Bill 4546/2021: Establishes a water infrastructure policy disconnected from the National Water Resources Policy.

Currently being processed in the Chamber of Deputies. Presented by the Executive Branch in 2021, it was appended to Bill 603/2003 and is awaiting comment by the rapporteur, Deputy Adriana Ventura (NOVO/SP), on the Public Administration and Service Committee (CASP). 

Known by environmentalists as the “Water Privatization Bill,” the proposal suggests an approach to water infrastructure that may overlook the sustainability and integrated management of water resources advocated by the National Water Resources Policy.

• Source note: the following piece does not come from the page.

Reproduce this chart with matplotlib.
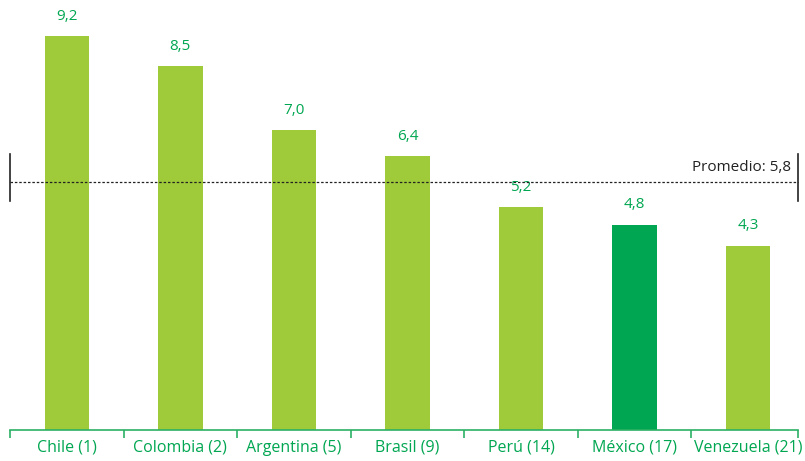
import matplotlib.pyplot as plt

paises = ['Chile (1)', 'Colombia (2)', 'Argentina (5)', 'Brasil (9)',
          'Perú (14)', 'México (17)', 'Venezuela (21)']
valores = [9.2, 8.5, 7.0, 6.4, 5.2, 4.8, 4.3]
etiquetas = ['9,2', '8,5', '7,0', '6,4', '5,2', '4,8', '4,3']
promedio = 5.8
promedio_txt = 'Promedio: 5,8'

verde_claro = '#9fcb3a'
verde_oscuro = '#00a651'
colores = [verde_oscuro if p.startswith('México') else verde_claro for p in paises]

plt.rcParams['font.family'] = ['Open Sans', 'DejaVu Sans']

fig = plt.figure(figsize=(8.05, 4.61), dpi=100)
ax = fig.add_axes([10 / 805, 31 / 461, 795 / 805, 430 / 461])

x = range(len(paises))
ax.bar(x, valores, width=0.39, color=colores, zorder=2)
for i, v in enumerate(valores):
    ax.annotate(etiquetas[i], (i, v), xytext=(0, 9), textcoords='offset points',
                ha='center', va='bottom', color=verde_oscuro, fontsize=11)

# linea del promedio
ax.plot([-0.5, 6.44], [promedio, promedio], ls=(0, (2, 1.5)), color='#222222', lw=0.9, zorder=3)
ax.plot([-0.5, -0.5], [promedio - 0.45, promedio + 0.65], color='#222222', lw=1.2, clip_on=False)
ax.plot([6.44, 6.44], [promedio - 0.45, promedio + 0.65], color='#222222', lw=1.2, clip_on=False)
ax.text(6.38, promedio + 0.15, promedio_txt, ha='right', va='bottom', fontsize=11, color='#222222')

ax.set_xlim(-0.5, 6.5)
ax.set_ylim(0, 430 / 42.8)
for s in ['top', 'right', 'left']:
    ax.spines[s].set_visible(False)
ax.spines['bottom'].set_color('#2bb064')
ax.spines['bottom'].set_linewidth(1.2)
ax.spines['bottom'].set_bounds(-0.5, 6.44)
ax.set_yticks([])
ax.set_xticks([i - 0.5 for i in range(7)] + [6.44], minor=False)
ax.set_xticklabels([])
ax.tick_params(axis='x', which='major', length=6, width=1.2, color='#2bb064', direction='out')
ax.set_xticks(list(x), minor=True)
ax.set_xticklabels(paises, minor=True, color=verde_oscuro, fontsize=11.5)
ax.tick_params(axis='x', which='minor', length=0, pad=7)

fig.savefig('out.png', dpi=100)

  1. It would drastically affect the National Water Resources Policy by removing  decentralisation and the participative management of water.
  2. It would reduce the autonomy of basin committees in approving river basin management plans.
  3. It does not consider water as a public asset, disrespects its status as a human right and undermines constitutional principles.
  4. The prioritisation of large-scale projects, such as dams, has historically displaced local and Indigenous communities, causing social conflicts and the loss of traditional territories. The bill intensifies these problems without providing adequate solutions for those affected.
  5. By encouraging private sector participation in the financing and exploitation of water infrastructure, the bill may lead to excessive pressure on critical river basins, increasing the vulnerability of these areas.